The following variants are available:
- `ClassicLinear`. This is only for reference purposes, being the above
described proof, with no further optimizations.
- `ConciseLinear`. This proves for 2 bits at a time, not increasing the
signature size for both bits yet decreasing the amount of
commitments/challenges in total.
- `EfficientLinear`. This provides ring signatures in the form
`((R_G, R_H), s)`, instead of `(e, s)`, and accordingly enables a batch
verification of their final step. It is the most performant, and also the
largest, option.
- `CompromiseLinear`. This provides signatures in the form `((R_G, R_H), s)` AND
proves for 2-bits at a time.
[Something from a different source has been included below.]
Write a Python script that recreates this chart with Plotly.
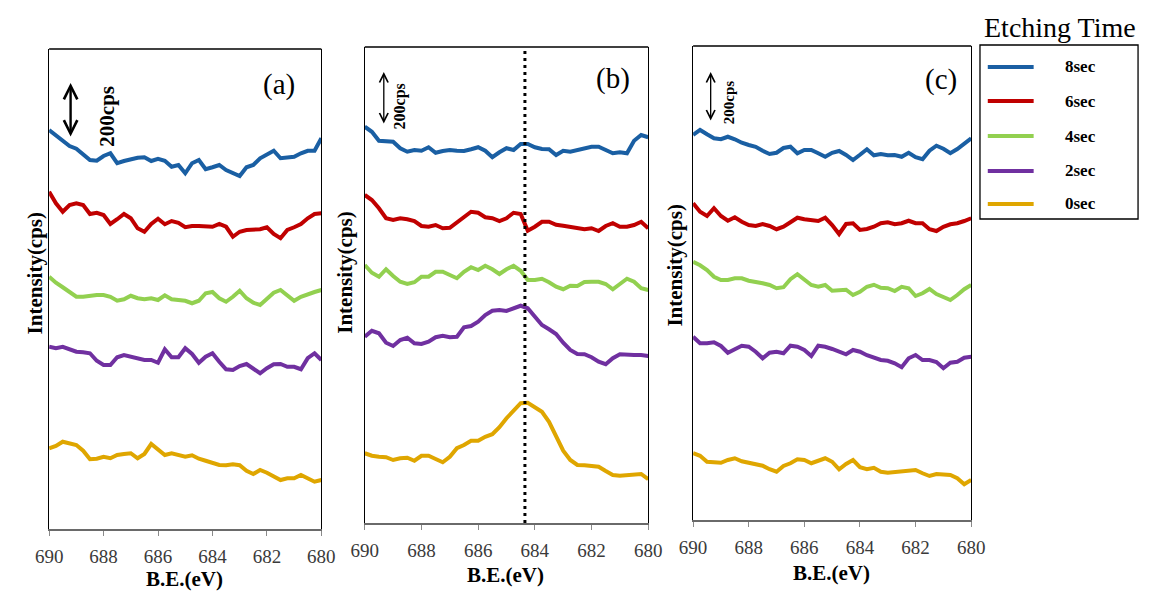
import plotly.graph_objects as go

# ---------------- data ----------------
energy = [690.0, 689.75, 689.5, 689.25, 689.0, 688.75, 688.5, 688.25, 688.0, 687.75,
          687.5, 687.25, 687.0, 686.75, 686.5, 686.25, 686.0, 685.75, 685.5, 685.25,
          685.0, 684.75, 684.5, 684.25, 684.0, 683.75, 683.5, 683.25, 683.0, 682.75,
          682.5, 682.25, 682.0, 681.75, 681.5, 681.25, 681.0, 680.75, 680.5, 680.25, 680.0]

series_names = ["8sec", "6sec", "4sec", "2sec", "0sec"]
series_colors = ["#1a5fa3", "#c00000", "#92d050", "#7030a0", "#dfa600"]

# panel (a)  -- intensity (cps, offset for display)
a_8s = [1596, 1576, 1553, 1532, 1521, 1499, 1476, 1473, 1492, 1503, 1463, 1472, 1479, 1485, 1487, 1472, 1481, 1473, 1449, 1456,
        1423, 1463, 1476, 1439, 1447, 1456, 1436, 1425, 1412, 1447, 1456, 1483, 1500, 1513, 1483, 1487, 1489, 1503, 1513, 1513, 1563]
a_6s = [1349, 1303, 1269, 1296, 1303, 1296, 1260, 1265, 1256, 1220, 1239, 1260, 1243, 1203, 1189, 1220, 1241, 1219, 1232, 1225,
        1207, 1212, 1212, 1209, 1209, 1220, 1209, 1169, 1189, 1196, 1199, 1199, 1207, 1180, 1163, 1196, 1207, 1220, 1243, 1260, 1263]
a_4s = [1009, 985, 967, 949, 929, 929, 933, 936, 936, 929, 913, 919, 933, 923, 919, 923, 916, 935, 919, 916,
        913, 903, 913, 943, 948, 923, 909, 929, 953, 923, 905, 896, 919, 945, 956, 936, 913, 929, 940, 948, 956]
a_2s = [729, 723, 729, 720, 709, 707, 703, 673, 656, 656, 687, 696, 689, 683, 676, 676, 665, 719, 687, 687,
        723, 700, 665, 689, 703, 669, 639, 636, 652, 660, 639, 623, 643, 659, 660, 649, 649, 639, 683, 703, 676]
a_0s = [323, 332, 349, 343, 336, 313, 279, 281, 289, 283, 296, 300, 303, 283, 300, 340, 319, 296, 303, 295,
        289, 295, 281, 273, 265, 256, 255, 259, 255, 233, 220, 236, 225, 209, 196, 203, 203, 216, 203, 189, 196]

# panel (b)
b_8s = [1585, 1565, 1529, 1529, 1525, 1499, 1485, 1492, 1489, 1503, 1481, 1488, 1492, 1489, 1488, 1495, 1503, 1489, 1463, 1483,
        1499, 1492, 1516, 1516, 1503, 1496, 1495, 1472, 1489, 1485, 1492, 1501, 1505, 1505, 1492, 1479, 1483, 1479, 1529, 1552, 1543]
b_6s = [1312, 1292, 1259, 1219, 1212, 1219, 1215, 1208, 1188, 1185, 1192, 1179, 1181, 1201, 1225, 1245, 1241, 1223, 1219, 1208,
        1219, 1241, 1236, 1169, 1185, 1205, 1205, 1193, 1189, 1183, 1179, 1175, 1179, 1168, 1188, 1199, 1185, 1185, 1192, 1205, 1179]
b_4s = [1032, 1001, 985, 1015, 988, 965, 956, 963, 985, 985, 1005, 1005, 992, 979, 1005, 1023, 1012, 1029, 1015, 996,
        1015, 1029, 1009, 972, 972, 977, 963, 945, 935, 949, 948, 964, 965, 965, 956, 935, 956, 977, 965, 939, 932]
b_2s = [745, 769, 759, 721, 708, 732, 741, 719, 716, 725, 743, 749, 743, 745, 783, 788, 805, 832, 849, 852,
        848, 860, 869, 859, 828, 792, 775, 756, 721, 692, 676, 675, 663, 645, 635, 659, 675, 672, 672, 672, 668]
b_0s = [279, 269, 265, 263, 252, 259, 261, 249, 269, 269, 256, 243, 265, 299, 312, 329, 329, 345, 355, 383,
        419, 449, 479, 481, 465, 445, 405, 345, 289, 252, 232, 231, 228, 225, 208, 192, 189, 192, 192, 196, 175]

# panel (c)
c_8s = [1540, 1560, 1543, 1527, 1523, 1533, 1523, 1509, 1500, 1493, 1477, 1464, 1469, 1488, 1493, 1467, 1480, 1480, 1467, 1453,
        1469, 1476, 1460, 1440, 1461, 1483, 1459, 1464, 1459, 1460, 1453, 1469, 1451, 1443, 1477, 1497, 1485, 1467, 1484, 1504, 1527]
c_6s = [1267, 1233, 1216, 1247, 1216, 1197, 1211, 1193, 1180, 1176, 1184, 1176, 1163, 1173, 1191, 1209, 1203, 1200, 1196, 1209,
        1180, 1144, 1184, 1187, 1160, 1164, 1173, 1187, 1191, 1183, 1187, 1197, 1187, 1187, 1163, 1156, 1173, 1183, 1187, 1196, 1207]
c_4s = [1033, 1019, 1000, 973, 960, 960, 967, 967, 957, 953, 947, 940, 927, 931, 963, 983, 963, 940, 933, 940,
        917, 920, 921, 900, 913, 933, 941, 929, 927, 916, 933, 927, 896, 907, 924, 904, 893, 880, 900, 923, 940]
c_2s = [733, 707, 707, 711, 696, 669, 683, 697, 693, 673, 647, 669, 673, 667, 697, 693, 680, 656, 697, 693,
        684, 673, 663, 680, 673, 659, 648, 640, 637, 627, 611, 647, 660, 640, 640, 632, 607, 629, 633, 649, 653]
c_0s = [267, 257, 233, 232, 229, 240, 247, 235, 229, 224, 217, 203, 193, 216, 227, 243, 240, 227, 237, 247,
        233, 203, 224, 240, 211, 203, 209, 193, 189, 192, 193, 197, 200, 187, 176, 184, 184, 180, 167, 143, 160]

x_ticks = [690, 688, 686, 684, 682, 680]
peak_marker = 684.35
scale_label = "200cps"
panel_labels = ["(a)", "(b)", "(c)"]
legend_title = "Etching Time"

# ---------------- layout helpers ----------------
W, H = 1154, 592
FONT = "Liberation Serif, Times New Roman, DejaVu Serif, serif"


def fx(px):
    return px / W


def fy(py):
    return 1 - py / H


panels = [
    dict(box=(36, 49, 315, 529), ymax=1920, data=[a_8s, a_6s, a_4s, a_2s, a_0s],
         label_xy=(272, 84), label_size=29,
         arrow=(58, 83, 138, 2.4, 1.1), scale_xy=(95, 116), scale_size=21,
         ytitle_xy=(22, 273), xtitle_xy=(175, 579)),
    dict(box=(359.5, 47, 650, 523), ymax=1904, data=[b_8s, b_6s, b_4s, b_2s, b_0s],
         label_xy=(614, 78), label_size=29,
         arrow=(379, 72, 125, 1.3, 1.3), scale_xy=(396, 106), scale_size=16,
         ytitle_xy=(339, 272), xtitle_xy=(504, 575)),
    dict(box=(696, 46, 981, 520), ymax=1896, data=[c_8s, c_6s, c_4s, c_2s, c_0s],
         label_xy=(950, 80), label_size=29,
         arrow=(714, 72, 122, 1.3, 1.3), scale_xy=(733, 102), scale_size=15,
         ytitle_xy=(677, 265), xtitle_xy=(838, 573)),
]

fig = go.Figure()
layout = dict(
    width=W, height=H,
    margin=dict(l=0, r=0, t=0, b=0),
    paper_bgcolor="white", plot_bgcolor="white",
    showlegend=False,
    font=dict(family=FONT, color="black"),
)
shapes = []
annotations = []

for k, p in enumerate(panels):
    n = "" if k == 0 else str(k + 1)
    x0, y0, x1, y1 = p["box"]
    for name, color, vals in zip(series_names, series_colors, p["data"]):
        fig.add_trace(go.Scatter(x=energy, y=vals, mode="lines", name=name,
                                 line=dict(color=color, width=4),
                                 xaxis="x" + n, yaxis="y" + n, hoverinfo="skip"))
    layout["xaxis" + n] = dict(
        domain=[fx(x0), fx(x1)], range=[690, 680], anchor="y" + n,
        tickvals=x_ticks, ticks="outside", ticklen=5, tickwidth=1, tickcolor="#8a8a8a",
        showline=True, linecolor="#6a6a6a", linewidth=1.5, mirror=False,
        showgrid=False, zeroline=False, ticklabelstandoff=4,
        tickfont=dict(family=FONT, size=19, color="#3a3a3a"))
    layout["yaxis" + n] = dict(
        domain=[fy(y1), fy(y0)], range=[0, p["ymax"]], anchor="x" + n,
        showticklabels=False, ticks="", showline=True, mirror=True,
        linecolor="black", linewidth=1.3, showgrid=False, zeroline=False)
    # top border
    shapes.append(dict(type="line", xref="paper", yref="paper",
                       x0=fx(x0), x1=fx(x1), y0=fy(y0), y1=fy(y0),
                       line=dict(color="black", width=1.3)))
    # panel label
    lx, ly = p["label_xy"]
    annotations.append(dict(text=panel_labels[k], x=fx(lx), y=fy(ly), xref="paper", yref="paper",
                            showarrow=False, xanchor="center", yanchor="middle",
                            font=dict(family=FONT, size=p["label_size"], color="black")))
    # scale arrow
    ax_, ay0, ay1, aw, asz = p["arrow"]
    annotations.append(dict(text="", x=fx(ax_), y=fy(ay0), xref="paper", yref="paper",
                            ax=0, ay=ay1 - ay0, showarrow=True, arrowhead=5, arrowside="end+start",
                            arrowsize=asz, arrowwidth=aw, arrowcolor="black",
                            startarrowhead=5, startarrowsize=asz))
    sx, sy = p["scale_xy"]
    annotations.append(dict(text="<b>" + scale_label + "</b>", x=fx(sx), y=fy(sy), xref="paper", yref="paper",
                            showarrow=False, textangle=-90, xanchor="center", yanchor="middle",
                            font=dict(family=FONT, size=p["scale_size"], color="black")))
    # axis titles
    tx, ty = p["ytitle_xy"]
    annotations.append(dict(text="<b>Intensity(cps)</b>", x=fx(tx), y=fy(ty), xref="paper", yref="paper",
                            showarrow=False, textangle=-90, xanchor="center", yanchor="middle",
                            font=dict(family=FONT, size=21, color="black")))
    tx, ty = p["xtitle_xy"]
    annotations.append(dict(text="<b>B.E.(eV)</b>", x=fx(tx), y=fy(ty), xref="paper", yref="paper",
                            showarrow=False, xanchor="center", yanchor="middle",
                            font=dict(family=FONT, size=21, color="black")))

# dotted reference line in panel (b)
shapes.append(dict(type="line", xref="x2", yref="y2 domain", x0=peak_marker, x1=peak_marker,
                   y0=0, y1=1, line=dict(color="black", width=3, dash="3px,4px")))

# legend box
shapes.append(dict(type="rect", xref="paper", yref="paper",
                   x0=fx(990), x1=fx(1152), y0=fy(219), y1=fy(45),
                   line=dict(color="black", width=1.3), fillcolor="white"))
annotations.append(dict(text=legend_title, x=fx(1072), y=fy(27), xref="paper", yref="paper",
                        showarrow=False, xanchor="center", yanchor="middle",
                        font=dict(family=FONT, size=28, color="black")))
legend_rows = [67, 101, 136, 171, 204]
for name, color, ry in zip(series_names, series_colors, legend_rows):
    shapes.append(dict(type="line", xref="paper", yref="paper",
                       x0=fx(998), x1=fx(1045), y0=fy(ry), y1=fy(ry),
                       line=dict(color=color, width=4)))
    annotations.append(dict(text="<b>" + name + "</b>", x=fx(1075), y=fy(ry), xref="paper", yref="paper",
                            showarrow=False, xanchor="left", yanchor="middle",
                            font=dict(family=FONT, size=17, color="black")))

layout["shapes"] = shapes
layout["annotations"] = annotations
fig.update_layout(**layout)
fig.write_html("out.html")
While this increases the amount of steps in
verifying the ring signatures, which aren't batch verified, and decreases the
amount of items batched (an operation which grows in efficiency with
quantity), it strikes a balance between speed and size.
The following numbers are from benchmarks performed with k256/curve25519_dalek
on a Intel i7-118567:
| `ClassicLinear` | 56829 bytes (+27%) | 157ms (0%) |
| `ConciseLinear` | 44607 bytes (Reference) | 156ms (Reference) |
| `EfficientLinear` | 65145 bytes (+46%) | 122ms (-22%) |
| `CompromiseLinear` | 48765 bytes (+9%) | 137ms (-12%) |
`CompromiseLinear` is the best choice by only being marginally sub-optimal
regarding size, yet still achieving most of the desired performance
improvements. That said, neither the original postulation (which had flaws) nor
any construction here has been proven nor audited. Accordingly, they are solely
experimental, and none are recommended.
All proofs are suffixed "Linear" in the hope a logarithmic proof makes itself
available, which would likely immediately become the most efficient option.